Sam and Friends debuted on May 9, 1955.  It was a ground-breaking puppet show because it completely changed all of the rules.  Sam, the completely bald lead character who never spoke, was not a hand puppet nor a marionette, but a combination, with a head inside the head and a wire for operating the arm.  Muppet is an amalgam of the words puppet and marionette, but Jim later said that he chose it just because he liked the sound of it.  While other puppet shows kept the puppets in a puppet theater, Jim used the camera frame as the puppet theater.  This way, his puppets seemed more free and real.  Another way that he made them more real is by using flexible fabrics to show more expression than puppets had been able to before.  Jim and Jane had a different performing style that has been imitated ever since – they kept their top four fingers still, trying to only move the thumb.  Jim had to have good lip-sync (opening on all vowel sounds and closing on all consonants) and subtle movements because, without the traditional puppet theater, he had to do close-up shots, but no puppeteer had ever bothered with lip-sync before.

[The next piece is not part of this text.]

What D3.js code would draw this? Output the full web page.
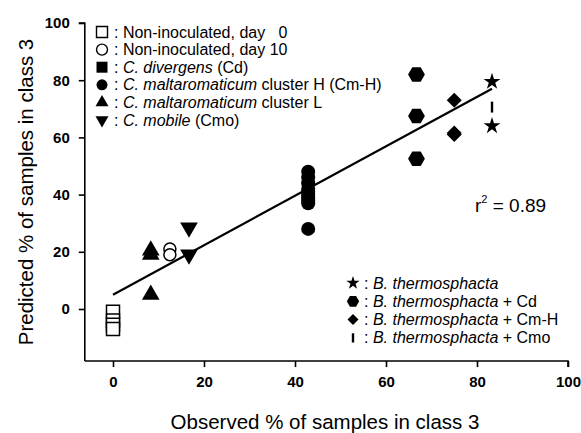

The techniques that Jim and Jane borrowed from other puppeteers are staying out of the frame, and, from Burr Tillstrom, watching a monitor to see one’s performance.  The characters on his show included Sam, Mushmellon, Yorick, Harry the Hipster, and a little green creature called Kermit.  Kermit would eventually become a frog, and later, an icon.  At first, the Muppets would lip-sync to records, so there was no live sound, but Jim grew more confident, and he started writing his sketches and using his own voice.
In 1957, the Muppets also starred in commercials, which made Jim some more money for his work.  In 1958, Sam and Friends won a local Emmy, and in the same year, Jim traveled in Europe to learn more about puppetry.  He left the puppets to Jane and his friend Bob Paine, but soon returned with new ideas for puppet acts.  In 1961, Sam and Friends ended, and Jim had met a new partner, Jerry Juhl.  Jim’s wife Jane had to take care of their children, so Jerry became one of Jim’s puppeteers, though he later stopped puppeteering and became the Muppets’ writer.
“These things weren’t even puppets – not as I had ever seen or defined them,” recalled Juhl.  “This guy was like a sailor who had studied the compass and found that there was a fifth direction in which one could sail.  When he offered me a berth on the ship, I signed on.”
What Jerry Juhl signed on to turned the world around.